From RC4, the "noise modifier" is integrated within the "displace modifier".
The features:
The displace modifier now has 2 mode, with 2 distinct UI pannels: texture and random.
The former proposed noise modifier is now the "random" mode of the displace modifier.
It has 3 modes.
All 3 modes share the following settings:
- Seed: the seed used to initialize random number generators.
- Probability: the probability that a given item (vertex, mesh object, loose part) is affected at all by the modifier.
- Factor: the global effect of the modifier on the mesh.
- Use name as seed: when checked, the (unique) name of the object is used to alter the seed, so that two copies of the same mesh object have different random variations.
- Noise mode: one of Linear / Gaussian / Constant. In linear mode, the random amounts are evenly distributed within [0; max], or within [-max; +max]. In Gaussian mode, the random amounts follow a normal distribution with mean at max setting, and standard deviation as defined in UI. I n Constant mode, each item, *when affected* is offset by exactly the max amount; this makes sense together with the "probability" setting.

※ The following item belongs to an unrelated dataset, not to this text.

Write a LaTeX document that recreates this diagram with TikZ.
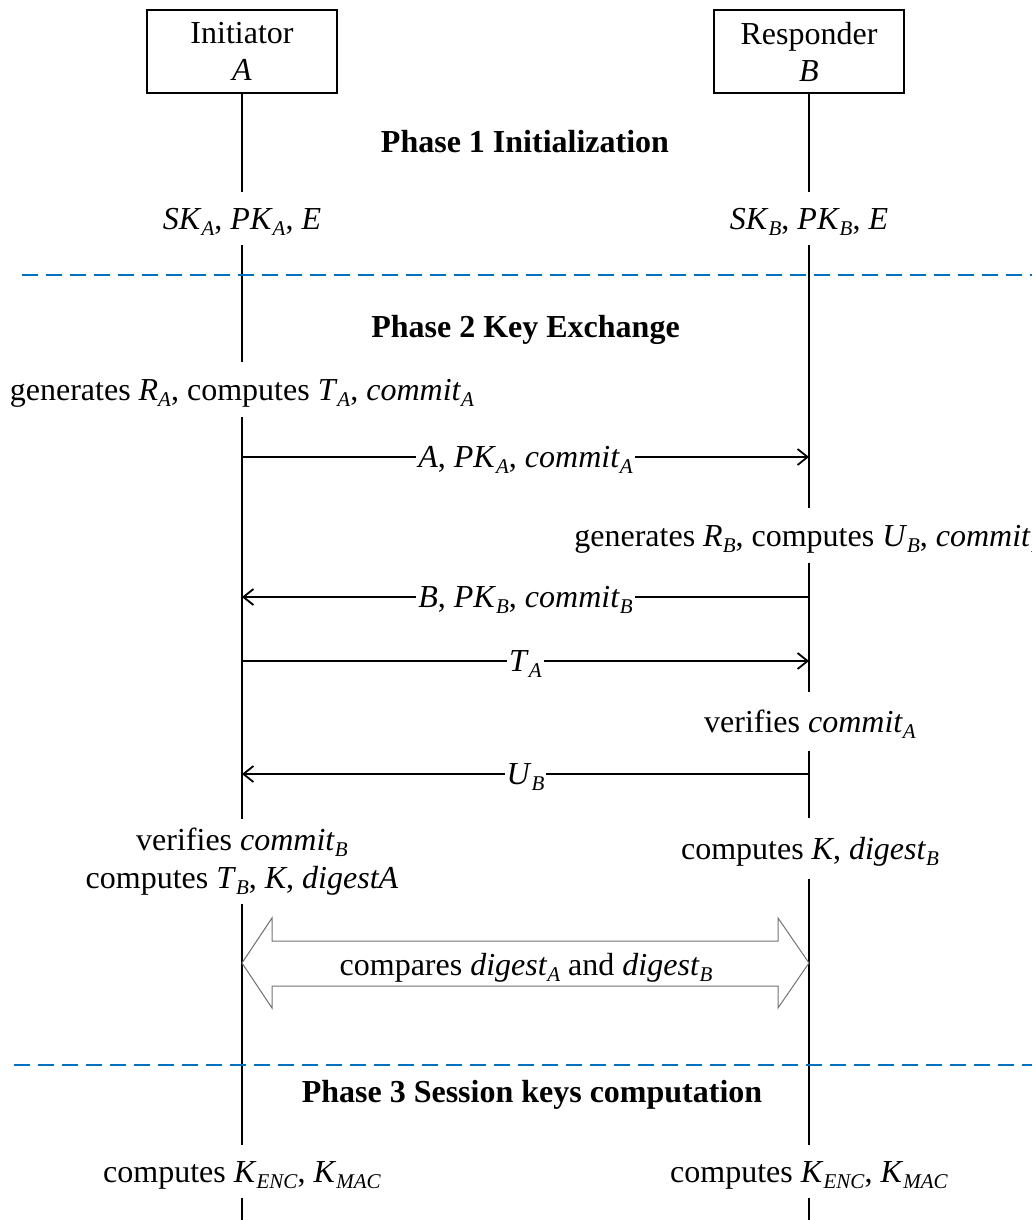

- Std deviation: the standard deviation of the normal distribution, centered on the 'max' value (which in this case is the mean value).
(Only for whole mesh and loose parts)
- Use object for offset: when this is checked, the max offset is provided by another object, in many cases an empty.
- Offset object: the object that defines the max offsets.
- In vertex mode, the individual vertices are randomly displaced.
The settings are:
- Translation along normals: vertices are offset along the vertex normals, by a random amount, with a maximum (or mean) amount defined by "Normal offset".
- Translation X, Y, Z offsets. The maximum (or mean in case of Gaussian mode) amounts that vertices are offset.
- Translation plus/minus. When checked, offset is within [-max; +max], when unchecked, offset is within [0; +max]
- Affected group: a vertex group that defines how vertices are affected, with weight influencing offsets.
- In whole mesh mode, the mesh is offset as a whole. This mostly makes sense together with the "use name with seed" option. In this case, each copy (either shift-D or alt-D) of the object will have it's own random translation/rotation/scale, but the mesh will not be otherwise deformed.
Settings are:
- Translation, Rotation, Scale in X, Y, Z (local) amounts.
- Plus/Minus options
- Pivot point vertex group (optionnal): defines the pivot point for rotations and scaling. The pivot point is the center of bounding box of group's vertices.
- In loose parts mode each loose part (set of vertices connected by edges) is offset as an independant item, and not otherwise deformed. This mode can be used with looseparts in the original mesh, or it can be used after an array modifier. An array modifier produces a single mesh with each original mesh as a distinct loose part (except if merge option was used).
The settings are the same as for the whole mesh mode.
Note that in loose parts mode, the modifier uses a cache of looseparts, which is updated whenever the number of vertices or of edges has changed. One could make up use cases where loose parts change with these numbers unchanged, while the modifier is not active.